Container and rootfs paths must be absolute (after the colon).
Running containers: files are read and written through the
container's live mount namespace. This gives access to all paths
including /tmp, /run, and /dev/shm. A consistency warning is
printed because the filesystem may be changing concurrently.
Stopped containers: writes go to the overlayfs upper layer.
Writes to /tmp, /run, and /dev/shm are refused because systemd
mounts tmpfs over these directories at boot, hiding anything written
to the upper layer. Use /var/tmp/ as an alternative.
Writes to a root filesystem go directly to the rootfs directory. Running containers that use this rootfs will not see the changes because the kernel caches the overlayfs lower layer. Stop and restart affected containers to pick up changes.
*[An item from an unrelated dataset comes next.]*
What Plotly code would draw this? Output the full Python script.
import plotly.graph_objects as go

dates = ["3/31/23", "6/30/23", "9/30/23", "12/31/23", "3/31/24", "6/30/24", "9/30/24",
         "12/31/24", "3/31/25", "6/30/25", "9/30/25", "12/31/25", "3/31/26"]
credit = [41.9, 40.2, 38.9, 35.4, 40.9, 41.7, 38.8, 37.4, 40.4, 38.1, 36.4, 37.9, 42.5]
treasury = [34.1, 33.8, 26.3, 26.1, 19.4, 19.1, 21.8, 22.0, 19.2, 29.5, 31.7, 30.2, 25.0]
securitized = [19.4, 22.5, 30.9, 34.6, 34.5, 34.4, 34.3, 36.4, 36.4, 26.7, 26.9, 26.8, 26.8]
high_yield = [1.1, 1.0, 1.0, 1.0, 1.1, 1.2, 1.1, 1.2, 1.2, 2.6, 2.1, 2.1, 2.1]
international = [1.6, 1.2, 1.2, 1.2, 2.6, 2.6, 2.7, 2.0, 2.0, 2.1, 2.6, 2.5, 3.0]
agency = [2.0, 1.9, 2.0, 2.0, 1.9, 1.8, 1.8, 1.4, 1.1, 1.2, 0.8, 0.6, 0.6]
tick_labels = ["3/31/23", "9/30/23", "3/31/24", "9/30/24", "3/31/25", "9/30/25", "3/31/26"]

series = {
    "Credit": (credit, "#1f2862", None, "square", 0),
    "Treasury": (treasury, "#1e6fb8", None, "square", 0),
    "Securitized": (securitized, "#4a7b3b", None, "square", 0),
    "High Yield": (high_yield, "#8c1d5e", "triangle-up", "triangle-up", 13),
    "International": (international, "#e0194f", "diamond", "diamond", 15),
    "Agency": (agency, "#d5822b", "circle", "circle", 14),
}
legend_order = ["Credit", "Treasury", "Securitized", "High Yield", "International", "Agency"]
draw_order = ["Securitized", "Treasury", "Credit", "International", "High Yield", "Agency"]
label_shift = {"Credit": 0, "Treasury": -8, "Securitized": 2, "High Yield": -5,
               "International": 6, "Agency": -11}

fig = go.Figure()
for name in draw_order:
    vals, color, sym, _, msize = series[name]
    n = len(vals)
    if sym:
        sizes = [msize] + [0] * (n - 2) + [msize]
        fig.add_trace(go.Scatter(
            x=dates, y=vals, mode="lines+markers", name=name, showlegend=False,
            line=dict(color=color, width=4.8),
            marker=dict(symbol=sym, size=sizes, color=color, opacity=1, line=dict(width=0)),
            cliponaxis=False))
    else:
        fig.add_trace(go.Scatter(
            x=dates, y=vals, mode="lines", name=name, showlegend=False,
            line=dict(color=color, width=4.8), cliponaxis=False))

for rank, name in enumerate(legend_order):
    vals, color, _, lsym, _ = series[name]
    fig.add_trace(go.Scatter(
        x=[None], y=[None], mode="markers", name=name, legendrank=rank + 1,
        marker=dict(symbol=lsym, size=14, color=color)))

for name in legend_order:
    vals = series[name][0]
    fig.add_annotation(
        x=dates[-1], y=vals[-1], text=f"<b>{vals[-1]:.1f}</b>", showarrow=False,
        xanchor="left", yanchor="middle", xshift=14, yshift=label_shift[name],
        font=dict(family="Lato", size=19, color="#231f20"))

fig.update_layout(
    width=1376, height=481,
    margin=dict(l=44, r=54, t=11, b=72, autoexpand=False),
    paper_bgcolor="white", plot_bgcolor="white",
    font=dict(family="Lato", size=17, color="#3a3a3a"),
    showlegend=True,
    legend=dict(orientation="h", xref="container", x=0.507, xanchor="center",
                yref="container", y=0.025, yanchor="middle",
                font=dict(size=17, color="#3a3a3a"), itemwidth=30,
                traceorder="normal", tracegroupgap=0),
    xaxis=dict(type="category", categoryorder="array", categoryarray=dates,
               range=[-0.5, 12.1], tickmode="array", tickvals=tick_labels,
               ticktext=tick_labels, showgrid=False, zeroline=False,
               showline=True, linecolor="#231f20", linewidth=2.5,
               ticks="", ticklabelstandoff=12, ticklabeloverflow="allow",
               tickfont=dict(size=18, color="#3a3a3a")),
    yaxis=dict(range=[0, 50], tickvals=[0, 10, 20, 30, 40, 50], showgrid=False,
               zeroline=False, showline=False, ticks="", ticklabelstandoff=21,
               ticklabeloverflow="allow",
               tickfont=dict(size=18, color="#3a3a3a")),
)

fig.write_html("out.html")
When copying to the host, device nodes are refused by default.
Use --force to skip all safety checks (device nodes and
setuid/setgid warnings).
When a container fails to boot, sdme stops it but leaves the state
on disk for debugging. This applies to both sdme start and
sdme new. You can check the journal for what went wrong.
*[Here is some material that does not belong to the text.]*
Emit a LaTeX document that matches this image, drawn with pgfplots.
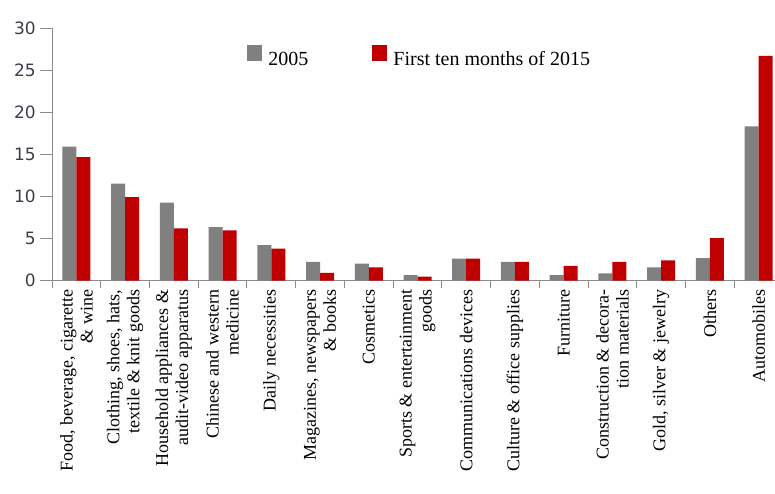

A common issue is trying to use --hardened or --strict with a
host rootfs clone:
sudo sdme new --hardened
This may fail to boot because the hardened flags enable user namespace
isolation (--userns), which uses overlayfs idmapped mounts. If the
host rootfs contains files with security.capability xattrs, the
kernel refuses to create the idmapped mount.
When sdme new fails, break it into individual steps to isolate the
problem. First create the container without starting it:
sudo sdme create mycontainer --hardened
Then start it separately:
sudo sdme start mycontainer
If start fails, the container is preserved on disk. Check the logs:
sudo sdme logs mycontainer
Use --hardened and --strict with imported rootfs (e.g. -r ubuntu) rather than host rootfs clones. Imported rootfs are clean and don't carry host-specific xattrs that can interfere with user namespace isolation.
Over time, sdme accumulates unused filesystems, orphaned pods, broken
containers, and leftover secrets or volumes. The prune command finds
and removes them all in one step.
See what would be pruned without removing anything:
sudo sdme prune --dry-run
Run interactively (analyze, confirm, then remove):
sudo sdme prune
Skip the confirmation prompt:
sudo sdme prune -f
Exclude specific items from pruning by name:
sudo sdme prune --except=ubuntu,db-creds
When a name appears in multiple categories (e.g. a container and a
secret both named myapp), use the category:name prefix:
sudo sdme prune --except=secret:myapp,container:myapp
The configured default_base_fs is always excluded from pruning.
Kube secrets and configmaps are always listed for pruning because they are copied into the container at create time and not referenced at runtime. Use --except to keep any you plan to reuse in future kube apply commands.